Innoevsic has strategically deployed a fully automated 8-inch SiC wafer production line. Leveraging proprietary planar and trench device architectures, industry-leading process equipment and technologies, and a comprehensive inspection system, we significantly enhance production efficiency and yield, delivering highly competitive domestically developed SiC wafers.
Advanced high-energy, high-current, and high-temperature deep ion implantation technology enables precise control of doping depth and concentration profiles, forming optimized doping structures in target regions. Through lattice damage suppression and activation mechanisms, the technology significantly reduces device on-resistance, ensuring device performance and consistency.
High-temperature activation and surface damage repair processes ensure dopants fully migrate and occupy lattice sites, significantly enhancing device electrical activity and voltage withstand capability.
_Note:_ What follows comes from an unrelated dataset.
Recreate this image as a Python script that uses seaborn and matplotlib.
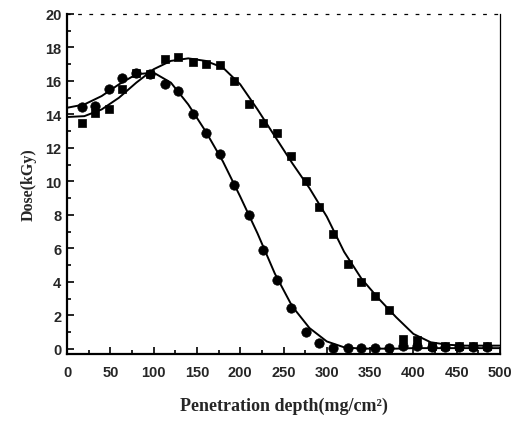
import matplotlib
matplotlib.use("Agg")
import matplotlib.pyplot as plt
import seaborn as sns
import pandas as pd
from matplotlib.ticker import MultipleLocator

# ---- data ----
depth = [17, 32, 49, 64, 80, 96, 113, 128.5, 145, 161, 177, 193, 210, 226.7, 243,
         259, 276, 291, 307.5, 324, 340, 356, 372, 388, 404.5, 421, 437, 453, 469, 485]
dose_circle = [14.45, 14.5, 15.5, 16.2, 16.5, 16.4, 15.8, 15.4, 14.0, 12.9, 11.65, 9.8,
               8.0, 5.93, 4.14, 2.43, 1.0, 0.34, 0.05, 0.05, 0.05, 0.05, 0.05, 0.15,
               0.15, 0.1, 0.1, 0.1, 0.1, 0.1]
dose_square = [13.5, 14.1, 14.3, 15.5, 16.45, 16.4, 17.3, 17.45, 17.15, 17.0, 16.95, 16.0,
               14.6, 13.5, 12.9, 11.5, 10.0, 8.5, 6.87, 5.07, 3.98, 3.18, 2.33, 0.6,
               0.56, 0.15, 0.15, 0.15, 0.15, 0.15]

# fitted curves
fit_x = [0, 20, 40, 60, 80, 100, 120, 140, 160, 180, 200, 220, 240, 260, 280, 300,
         320, 340, 360, 380, 400, 420, 440, 460, 480, 500]
fit_circle = [14.4, 14.6, 15.1, 15.8, 16.4, 16.5, 15.9, 14.6, 13.0, 11.2, 9.1, 6.9,
              4.5, 2.55, 1.25, 0.45, 0.1, 0.02, 0.02, 0.02, 0.05, 0.05, 0.05, 0.05,
              0.05, 0.05]
fit_square = [13.85, 13.9, 14.3, 15.0, 15.9, 16.7, 17.2, 17.35, 17.2, 16.8, 15.8, 14.3,
              12.7, 11.1, 9.6, 7.9, 5.8, 4.2, 3.0, 1.9, 0.9, 0.4, 0.25, 0.2, 0.2, 0.2]

xticks = [0, 50, 100, 150, 200, 250, 300, 350, 400, 450, 500]
yticks = [0, 2, 4, 6, 8, 10, 12, 14, 16, 18, 20]

pts = pd.DataFrame({"depth": depth, "circle": dose_circle, "square": dose_square})
fit = pd.DataFrame({"x": fit_x, "circle": fit_circle, "square": fit_square})

sns.set_style("ticks")
fig = plt.figure(figsize=(5.21, 4.27), dpi=100)
ax = fig.add_axes([0.1286, 0.1686, 0.8311, 0.7963])

sns.lineplot(data=fit, x="x", y="circle", ax=ax, color="black", linewidth=1.4)
sns.lineplot(data=fit, x="x", y="square", ax=ax, color="black", linewidth=1.4)
sns.scatterplot(data=pts, x="depth", y="circle", ax=ax, marker="o", s=46,
                color="black", edgecolor="black", linewidth=0.5, zorder=3)
sns.scatterplot(data=pts, x="depth", y="square", ax=ax, marker="s", s=40,
                color="black", edgecolor="black", linewidth=0.5, zorder=3)

ax.set_xlim(0, 500)
ax.set_ylim(-0.3, 20)
ax.set_xticks(xticks)
ax.set_yticks(yticks)
ax.xaxis.set_minor_locator(MultipleLocator(25))
ax.yaxis.set_minor_locator(MultipleLocator(1))
ax.tick_params(which="both", direction="in", color="black", width=1.2)
ax.tick_params(which="major", length=5)
ax.tick_params(which="minor", length=3)
ax.tick_params(axis="x", which="major", pad=8)
ax.tick_params(axis="y", which="major", pad=4)
for lab in ax.get_xticklabels() + ax.get_yticklabels():
    lab.set_fontfamily("Liberation Sans")
    lab.set_fontweight("bold")
    lab.set_fontsize(10.5)

ax.spines["left"].set_linewidth(1.6)
ax.spines["bottom"].set_linewidth(1.6)
ax.spines["right"].set_linewidth(0.9)
ax.spines["top"].set_linewidth(0.9)
ax.spines["top"].set_linestyle((0, (2, 7)))
for s in ax.spines.values():
    s.set_color("black")

ax.set_xlabel("Penetration depth(mg/cm²)", fontfamily="Liberation Serif",
              fontweight="bold", fontsize=13, labelpad=13)
ax.set_ylabel("Dose(kGy)", fontfamily="Liberation Serif", fontweight="bold",
              fontsize=11.5, labelpad=6)

fig.savefig("out.png", dpi=100)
The surface damage repair process effectively prevents roughness increase caused by silicon evaporation, maintains interface flatness, improves breakdown voltage and long-term reliability, providing a solid foundation for stable operation of high-voltage devices.
Through optimized etching and subsequent thermal treatments, the corner-rounding precision of device edges and the control of sidewall roughness are achieved. This effectively mitigates electric-field concentration, significantly enhances oxide growth quality, and improves interface reliability. The process ensures stable breakdown behavior under high-voltage conditions, establishing a critical technological foundation for the design of highly reliable SiC devices.
Through optimized pre-treatment, low-temperature uniform growth, and subsequent thermal processing, a high-quality gate oxide layer with extremely low defect density and high electron mobility is formed. This effectively reduces leakage current and threshold voltage drift, enabling long-term stable operation of devices under high-temperature and high-voltage conditions, ensuring product performance consistency and reliability.
During the silicide formation process at the source and drain regions, precise control of metal selection, film thickness, and thermal/laser annealing Parameters enables extremely low sheet resistance and contact resistance. This technology not only significantly reduces device on-resistance but also provides excellent thermal stability and anti-aging characteristics, offering dual guarantees of high efficiency and high reliability for Innoevsic's SiC power devices.